Di Pasuruan, pernah ada duel remaja yang mau mabuk bersama. Kisahnya agak unik.
Sekelompok remaja berencana mabuk-mabukan. Akhirnya mereka memilih tempat di salah satu rumah kosong. Sesaat sebelum dimulai, salah seorang dari mereka menatap sebuah foto di dinding, lalu dia nyeletuk, “Gak enak, Rek. Ayuk pindah wae. Koyok disawang Mbah Hamid.”
KH Hamid Pasuruan memang tersohor. Fotonya mudah dijumpai di rumah warga.
Mendengar celetukan itu, salah satu anggota yang mau mabuk nyeletuk juga. “Halah gakpopo, wong mek foto ae kok…”
Dari eyel-eyelan semacam itu, mereka berdua kemudian terlibat perkelahian.
Kisah itu tentu saja saya dapatkan dari Gus Baha’. Beliau masih membahas soal jangan pernah menyepelekan dan menghakimi orang awam.

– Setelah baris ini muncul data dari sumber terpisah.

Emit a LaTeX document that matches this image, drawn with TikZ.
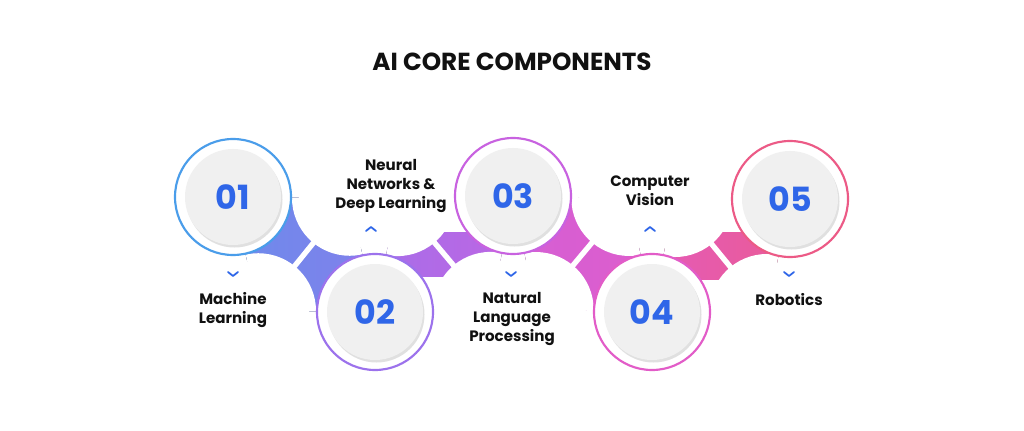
\documentclass[tikz,border=0pt]{standalone}
\usepackage{fontspec}
\setmainfont{Poppins}
\usetikzlibrary{calc}
\definecolor{c1}{HTML}{4A9DEA}
\definecolor{c2}{HTML}{9C72EC}
\definecolor{c3}{HTML}{C862E0}
\definecolor{c4}{HTML}{E25CC8}
\definecolor{c5}{HTML}{EC5A86}
\definecolor{num}{HTML}{2F66E8}
\definecolor{ink}{HTML}{111111}
\tikzset{
  ring/.style={draw=#1, line width=1.6pt, fill=white},
  numtxt/.style={text=num, font=\fontsize{25}{25}\selectfont\bfseries},
  lab/.style={text=ink, align=center, font=\fontsize{11.3}{14.2}\selectfont\bfseries},
  chev/.style={draw=num, line width=1.3pt, line cap=round, line join=round},
}
\newcommand{\mybridge}[4]{%
  \coordinate (M) at ($(#1)!0.5!(#2)$);
  \coordinate (U) at ($(M)!54.5pt!90:(#2)$);
  \coordinate (L) at ($(M)!54.5pt!-90:(#2)$);
  \begin{scope}
    \clip (#1) -- ($(#1)!49pt!(U)$) -- ($(#2)!49pt!(U)$) -- (#2) -- ($(#2)!49pt!(L)$) -- ($(#1)!49pt!(L)$) -- cycle;
    \fill[left color=#3, right color=#4] ($(#1)+(-80,-80)$) rectangle ($(#2)+(80,80)$);
  \end{scope}
  \begin{scope}
    \clip (#1) -- ($(#1)!56pt!(U)$) -- ($(#2)!56pt!(U)$) -- (#2) -- ($(#2)!56pt!(L)$) -- ($(#1)!56pt!(L)$) -- cycle;
    \fill[white] (U) circle (43.3pt) (L) circle (43.3pt);
    \draw[white, line width=4pt] ($(M)!30pt!90:(#2)$) -- ($(M)!30pt!-90:(#2)$);
  \end{scope}}
\begin{document}
\begin{tikzpicture}[x=0.75pt,y=-0.75pt]
\useasboundingbox (0,0) rectangle (1024,431);
\fill[white] (0,0) rectangle (1024,431);
\node[text=ink, font=\fontsize{18.5}{20}\selectfont\bfseries] (title) at (512,62) {AI CORE COMPONENTS};
\coordinate (p1) at (233,197);
\coordinate (p2) at (375,312);
\coordinate (p3) at (513,196);
\coordinate (p4) at (652,312);
\coordinate (p5) at (790,199);
\mybridge{p1}{p2}{c1!70!c2}{c2!80!c1}
\mybridge{p2}{p3}{c2}{c3}
\mybridge{p3}{p4}{c3!70!c4}{c4}
\mybridge{p4}{p5}{c4}{c5}
\foreach \i in {1,...,5}{
  \draw[ring=c\i] (p\i) circle (43.5pt);
  \fill[black!12] ($(p\i)+(1.5,2.5)$) circle (36pt);
  \fill[black!6] (p\i) circle (36pt);
  \node[numtxt] (n\i) at (p\i) {0\i};
}
\node[lab] (t1) at (233,310) {Machine\\Learning};
\node[lab] (t2) at (391,186) {Neural\\Networks \&\\Deep Learning};
\node[lab] (t3) at (512,319) {Natural\\Language\\Processing};
\node[lab] (t4) at (650,191) {Computer\\Vision};
\node[lab] (t5) at (789,300) {Robotics};
\coordinate (v1) at (233,276); \draw[chev] ($(v1)+(-5,-4)$) -- (v1) -- ($(v1)+(5,-4)$);
\coordinate (v3) at (511,276); \draw[chev] ($(v3)+(-5,-4)$) -- (v3) -- ($(v3)+(5,-4)$);
\coordinate (v5) at (789,276); \draw[chev] ($(v5)+(-5,-4)$) -- (v5) -- ($(v5)+(5,-4)$);
\coordinate (a2) at (371,227); \draw[chev] ($(a2)+(-5,4)$) -- (a2) -- ($(a2)+(5,4)$);
\coordinate (a4) at (650,227); \draw[chev] ($(a4)+(-5,4)$) -- (a4) -- ($(a4)+(5,4)$);
\end{tikzpicture}
\end{document}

Di Indonesia itu, ungkap Gus Baha’, anggaplah yang beragama Islam 80 persen. Yang benar-benar bukan awam, katakanlah 10 persen (menurut perhitungan saya sih lebih sedikit lagi, karena saya juga memasukkan diri saya sendiri ke mayoritas awam). Jika mayoritas awam ini punya tendensi perilaku keburukan, maka yang 10 persen ini tidak akan merasa hidup nyaman. Yasinan gak tenang. Pergi ke masjid gak pernah aman.
Sekalipun awam, mereka menghormati ulama. Tahu adab terhadap tempat ibadah. “Orang awam yang maksiat, tetap saja lebih rela mencium tangan kiai daripada germo.” kata Gus Baha’.
Membaca dan menceritakan hal seperti ini butuh kesegaran dan kesehatan pikiran. Sebab kalau tidak, dipikir nanti Gus Baha’ merestui pelacuran. Atau tulisan ini mendukung perkelahian orang yang mau mabuk.
Memang lebih enak berinteraksi dengan orang awam yang jujur dan sehat pola pikirnya. Daripada orang yang merasa alim, pas-pasan cara berpikir dan ilmunya, kalau ngomong dan berperilaku ngegas terus.
“Jadi orang khusyuk itu juga yang biasa saja. Belum tentu khusyukmu tanpa pamrih. Apalagi kalau tidak didasari ilmu.”